Also kramen Michali und ich uns durch Kisten mit Texten,
Akkorden, Setlisten und alten Fotos und sammeln die Lieder, die man noch einmal
spielen könnte. Bei einigen fragt man sich „Wie konnte man damals so etwas
schreiben?“, weil sie so furchtbar sind, bei anderen „Wie konnte man damals so
etwas schreiben?“, weil sie auf eine Weise stimmig sind, die man heute, selbst
wenn man wollte, nicht mehr erreichen würde. Bei einigen Liedern kann man sich
kaum vorstellen, dass 15-Jährige sie geschrieben haben (bei anderen ist das die einzig denkbare Entschuldigung). Reizvoll ist besonders
die Unmittelbarkeit und Unbekümmertheit, die anfangs bestand. Insgesamt also
eine Zeitreise in die eigene späte Jugend, man lernt sich wieder kennen als Träger
von rätselhafter Wut, abgrundtiefer Traurigkeit und überraschendem Witz, gerne
auch in schnellem Wechsel. Der Soundtrack des Heranwachsens.

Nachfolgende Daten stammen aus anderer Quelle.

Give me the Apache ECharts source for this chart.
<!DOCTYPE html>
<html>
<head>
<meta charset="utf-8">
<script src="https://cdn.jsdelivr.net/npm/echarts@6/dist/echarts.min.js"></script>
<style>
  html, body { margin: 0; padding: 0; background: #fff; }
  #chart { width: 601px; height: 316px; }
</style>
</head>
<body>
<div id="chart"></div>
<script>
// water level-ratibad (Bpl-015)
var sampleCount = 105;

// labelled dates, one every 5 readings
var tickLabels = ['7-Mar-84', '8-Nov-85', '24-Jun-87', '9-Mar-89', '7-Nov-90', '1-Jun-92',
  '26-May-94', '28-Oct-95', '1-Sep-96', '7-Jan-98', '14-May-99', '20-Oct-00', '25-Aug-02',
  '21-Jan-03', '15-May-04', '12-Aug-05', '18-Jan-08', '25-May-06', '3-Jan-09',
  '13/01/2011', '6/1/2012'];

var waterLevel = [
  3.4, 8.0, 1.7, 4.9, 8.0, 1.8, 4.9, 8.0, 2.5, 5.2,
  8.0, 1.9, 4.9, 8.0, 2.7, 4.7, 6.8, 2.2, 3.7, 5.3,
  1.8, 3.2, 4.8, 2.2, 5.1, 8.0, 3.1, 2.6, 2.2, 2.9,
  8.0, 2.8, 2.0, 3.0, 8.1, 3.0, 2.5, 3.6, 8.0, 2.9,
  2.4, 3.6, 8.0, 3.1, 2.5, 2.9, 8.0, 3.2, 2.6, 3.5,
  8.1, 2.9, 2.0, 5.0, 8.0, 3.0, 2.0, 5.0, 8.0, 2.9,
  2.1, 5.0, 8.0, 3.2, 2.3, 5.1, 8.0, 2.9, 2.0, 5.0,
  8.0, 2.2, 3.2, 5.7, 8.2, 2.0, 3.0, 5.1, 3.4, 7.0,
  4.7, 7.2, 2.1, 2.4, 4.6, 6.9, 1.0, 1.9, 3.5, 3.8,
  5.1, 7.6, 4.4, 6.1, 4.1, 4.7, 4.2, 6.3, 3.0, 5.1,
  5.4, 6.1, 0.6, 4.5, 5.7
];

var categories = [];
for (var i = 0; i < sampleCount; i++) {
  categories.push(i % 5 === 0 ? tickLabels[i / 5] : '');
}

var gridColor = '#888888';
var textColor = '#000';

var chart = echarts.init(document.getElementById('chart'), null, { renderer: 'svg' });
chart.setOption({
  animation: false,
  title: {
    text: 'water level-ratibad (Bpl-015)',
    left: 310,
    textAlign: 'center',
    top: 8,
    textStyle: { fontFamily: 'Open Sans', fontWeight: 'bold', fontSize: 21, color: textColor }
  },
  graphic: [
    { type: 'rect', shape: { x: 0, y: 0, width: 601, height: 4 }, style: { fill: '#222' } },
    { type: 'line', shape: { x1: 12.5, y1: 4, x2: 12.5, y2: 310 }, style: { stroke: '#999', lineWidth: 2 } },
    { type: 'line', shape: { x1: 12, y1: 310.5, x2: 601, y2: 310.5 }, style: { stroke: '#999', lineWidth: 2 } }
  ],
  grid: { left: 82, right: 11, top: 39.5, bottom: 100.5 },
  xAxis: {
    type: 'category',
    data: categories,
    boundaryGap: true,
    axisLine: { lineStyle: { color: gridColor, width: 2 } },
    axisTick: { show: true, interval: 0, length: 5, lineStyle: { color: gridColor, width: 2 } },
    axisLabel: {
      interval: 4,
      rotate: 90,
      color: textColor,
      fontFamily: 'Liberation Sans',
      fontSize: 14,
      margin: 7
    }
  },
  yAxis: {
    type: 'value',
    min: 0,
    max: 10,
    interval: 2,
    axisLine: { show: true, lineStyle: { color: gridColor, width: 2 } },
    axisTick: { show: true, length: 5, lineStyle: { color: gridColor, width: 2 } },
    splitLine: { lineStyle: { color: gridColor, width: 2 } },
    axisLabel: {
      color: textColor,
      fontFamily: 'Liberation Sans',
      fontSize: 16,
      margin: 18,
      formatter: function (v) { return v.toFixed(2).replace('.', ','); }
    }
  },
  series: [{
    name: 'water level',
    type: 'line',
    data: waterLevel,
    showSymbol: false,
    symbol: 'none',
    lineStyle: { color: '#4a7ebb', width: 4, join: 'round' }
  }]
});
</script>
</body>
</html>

Michali und ich probieren die Anlage aus. Lautsprecherboxen schätzen es nicht, lange in feuchten Kellern zu stehen und bilden dann gerne ein flauschiges Fell aus. Glück für mich, dass Michali schon die Reinigung übernommen hat. Als wir so rumprobieren, stellen wir fest, dass wir extrem authentisch sind, weil alle technischen Errungenschaften der letzten 25 Jahre an unserer Ausrüstung vorbeigegangen sind. Das ist dann quasi wie die historische Aufführungspraxis bei Bach-Werken, 80er Punk auf 80er-Billig-Equipment. Ist das jetzt Vintage, Old School oder stone-washed?
M. kommt und wir suchen Stücke, an die wir alle uns noch erinnern. So langsam fügt sich alles, manches geht mit traumwandlerischer Sicherheit, an anderen Stellen stellt man fest, dass man die gleichen Fehler auch schon vor zwanzig Jahren gemacht hat. Der Besitzer des Proberaums hört uns fassungslos ein paar Minuten zu und geht dann lieber schnell. Alles in allem war es nicht gut, aber auch nicht schlecht. Mit etwas mehr Vorbereitung kann man's vielleicht angehen.
Und vielleicht spielen wir dann auch mal ein Konzert zu Ende.